Work required :: Return every line below in which "React" appears.

======

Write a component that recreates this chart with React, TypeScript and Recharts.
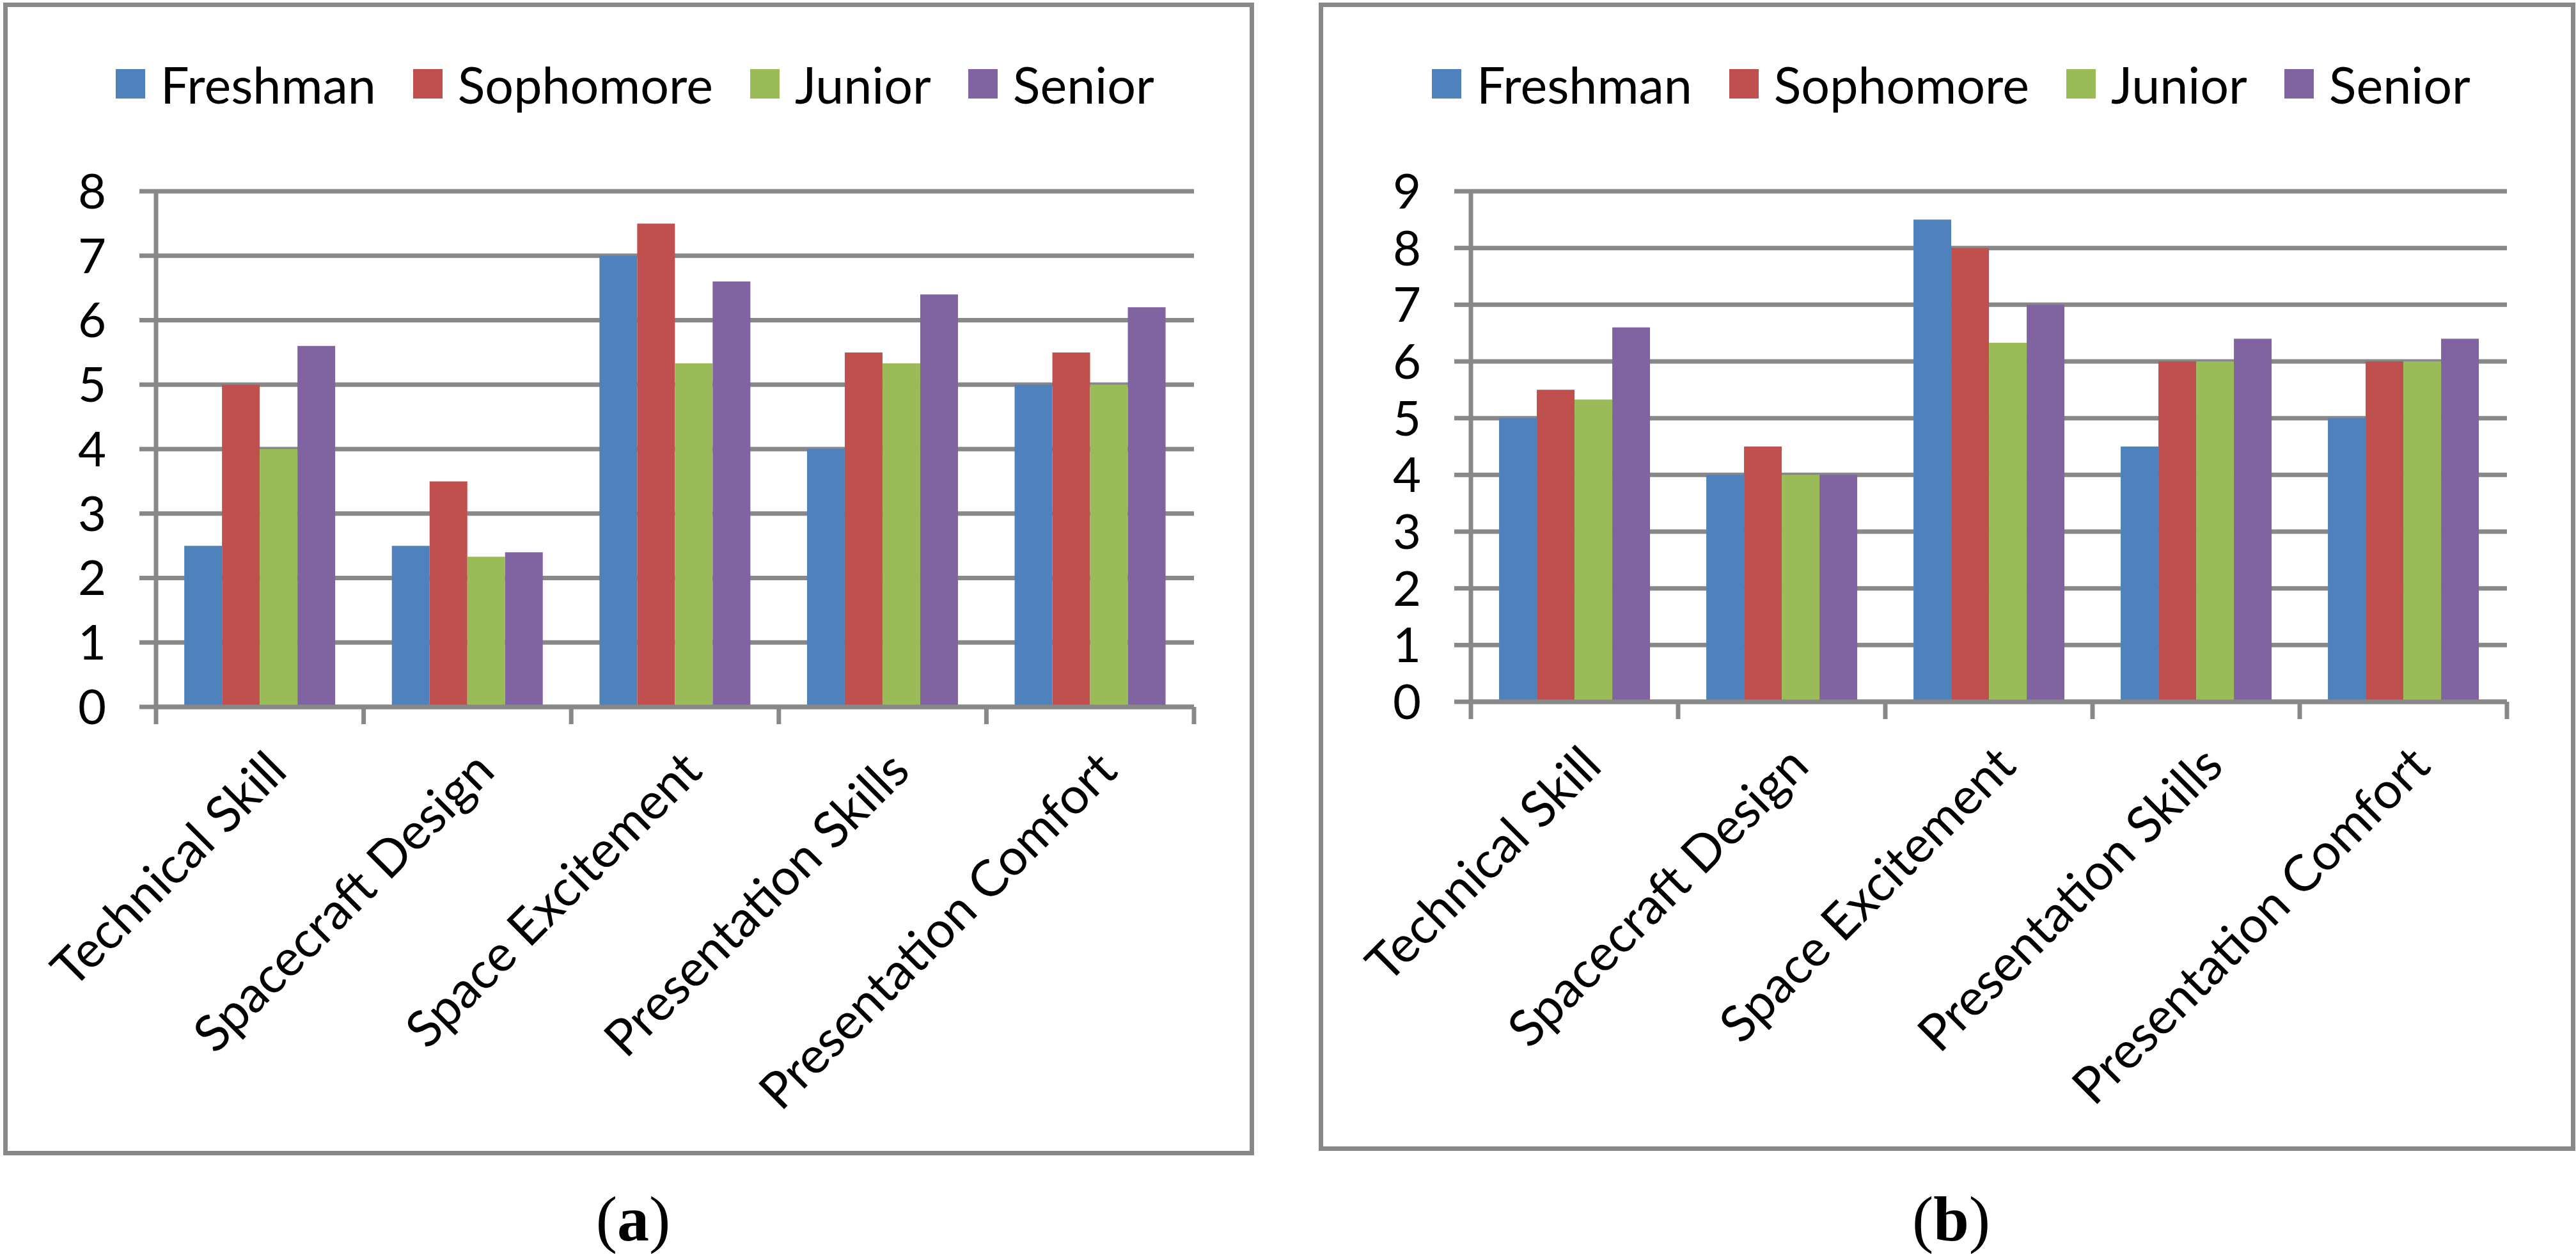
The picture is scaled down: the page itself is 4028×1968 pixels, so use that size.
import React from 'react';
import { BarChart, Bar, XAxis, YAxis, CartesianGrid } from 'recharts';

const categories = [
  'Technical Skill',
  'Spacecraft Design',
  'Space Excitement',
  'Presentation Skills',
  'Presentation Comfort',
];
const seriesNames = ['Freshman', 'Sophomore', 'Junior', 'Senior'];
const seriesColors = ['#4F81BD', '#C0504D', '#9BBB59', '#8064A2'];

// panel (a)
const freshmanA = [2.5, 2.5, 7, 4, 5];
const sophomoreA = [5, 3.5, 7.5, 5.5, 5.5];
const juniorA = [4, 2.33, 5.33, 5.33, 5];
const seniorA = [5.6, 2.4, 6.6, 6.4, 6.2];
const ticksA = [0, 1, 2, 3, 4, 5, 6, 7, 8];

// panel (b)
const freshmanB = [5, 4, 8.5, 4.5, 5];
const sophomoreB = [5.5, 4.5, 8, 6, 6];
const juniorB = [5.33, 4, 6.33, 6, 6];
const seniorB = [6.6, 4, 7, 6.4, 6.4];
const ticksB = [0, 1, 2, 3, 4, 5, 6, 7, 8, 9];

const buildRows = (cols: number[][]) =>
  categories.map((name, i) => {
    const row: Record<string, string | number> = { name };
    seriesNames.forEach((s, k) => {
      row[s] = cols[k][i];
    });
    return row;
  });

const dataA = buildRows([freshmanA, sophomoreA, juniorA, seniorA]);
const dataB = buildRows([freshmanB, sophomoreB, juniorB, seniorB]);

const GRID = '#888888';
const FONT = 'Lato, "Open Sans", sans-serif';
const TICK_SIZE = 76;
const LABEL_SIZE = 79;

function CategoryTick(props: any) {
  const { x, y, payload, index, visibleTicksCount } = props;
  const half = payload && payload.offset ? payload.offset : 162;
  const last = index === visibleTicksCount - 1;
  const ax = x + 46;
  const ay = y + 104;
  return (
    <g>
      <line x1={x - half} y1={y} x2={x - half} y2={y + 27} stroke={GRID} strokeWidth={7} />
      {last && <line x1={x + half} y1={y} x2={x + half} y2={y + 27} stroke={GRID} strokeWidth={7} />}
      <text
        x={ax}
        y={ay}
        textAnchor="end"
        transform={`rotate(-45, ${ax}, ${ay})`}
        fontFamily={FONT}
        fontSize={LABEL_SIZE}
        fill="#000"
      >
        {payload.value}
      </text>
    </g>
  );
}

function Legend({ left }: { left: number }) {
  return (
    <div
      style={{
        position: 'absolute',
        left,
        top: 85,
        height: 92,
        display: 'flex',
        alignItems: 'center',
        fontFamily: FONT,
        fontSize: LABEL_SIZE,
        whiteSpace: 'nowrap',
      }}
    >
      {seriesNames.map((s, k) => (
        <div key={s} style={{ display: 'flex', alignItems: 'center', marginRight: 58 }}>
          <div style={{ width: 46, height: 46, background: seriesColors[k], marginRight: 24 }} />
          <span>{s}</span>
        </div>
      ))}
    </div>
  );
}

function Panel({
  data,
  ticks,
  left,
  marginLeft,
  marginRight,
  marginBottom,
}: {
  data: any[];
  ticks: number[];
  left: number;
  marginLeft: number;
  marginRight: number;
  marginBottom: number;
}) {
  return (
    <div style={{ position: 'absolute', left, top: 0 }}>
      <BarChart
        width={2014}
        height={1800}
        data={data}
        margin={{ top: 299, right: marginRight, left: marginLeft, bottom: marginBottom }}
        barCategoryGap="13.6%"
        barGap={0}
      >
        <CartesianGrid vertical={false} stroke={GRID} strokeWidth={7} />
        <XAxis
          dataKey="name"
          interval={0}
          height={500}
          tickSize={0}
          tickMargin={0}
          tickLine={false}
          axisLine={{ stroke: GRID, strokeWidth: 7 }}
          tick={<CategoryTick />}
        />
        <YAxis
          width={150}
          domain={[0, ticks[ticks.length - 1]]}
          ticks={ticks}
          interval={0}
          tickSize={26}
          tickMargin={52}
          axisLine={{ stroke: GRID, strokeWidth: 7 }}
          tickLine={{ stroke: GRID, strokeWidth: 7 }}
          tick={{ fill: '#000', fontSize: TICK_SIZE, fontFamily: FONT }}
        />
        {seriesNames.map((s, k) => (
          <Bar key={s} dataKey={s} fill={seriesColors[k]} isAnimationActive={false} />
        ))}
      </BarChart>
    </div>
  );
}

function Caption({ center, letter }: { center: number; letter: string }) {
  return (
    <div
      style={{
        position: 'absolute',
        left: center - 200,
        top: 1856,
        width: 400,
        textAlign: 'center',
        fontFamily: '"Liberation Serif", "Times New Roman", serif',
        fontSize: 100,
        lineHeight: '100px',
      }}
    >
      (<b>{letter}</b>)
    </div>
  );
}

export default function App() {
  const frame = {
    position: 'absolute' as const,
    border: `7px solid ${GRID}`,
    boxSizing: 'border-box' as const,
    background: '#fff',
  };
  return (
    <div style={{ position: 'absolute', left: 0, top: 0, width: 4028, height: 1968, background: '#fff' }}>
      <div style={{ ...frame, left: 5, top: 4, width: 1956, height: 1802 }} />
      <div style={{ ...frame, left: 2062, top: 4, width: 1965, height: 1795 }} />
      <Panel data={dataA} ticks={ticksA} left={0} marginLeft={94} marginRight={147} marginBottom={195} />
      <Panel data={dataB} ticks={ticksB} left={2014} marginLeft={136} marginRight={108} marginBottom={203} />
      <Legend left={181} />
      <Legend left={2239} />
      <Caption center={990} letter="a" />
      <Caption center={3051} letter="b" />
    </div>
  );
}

======

Completed exercise ::
Write a component that recreates this chart with React, TypeScript and Recharts.
import React from 'react';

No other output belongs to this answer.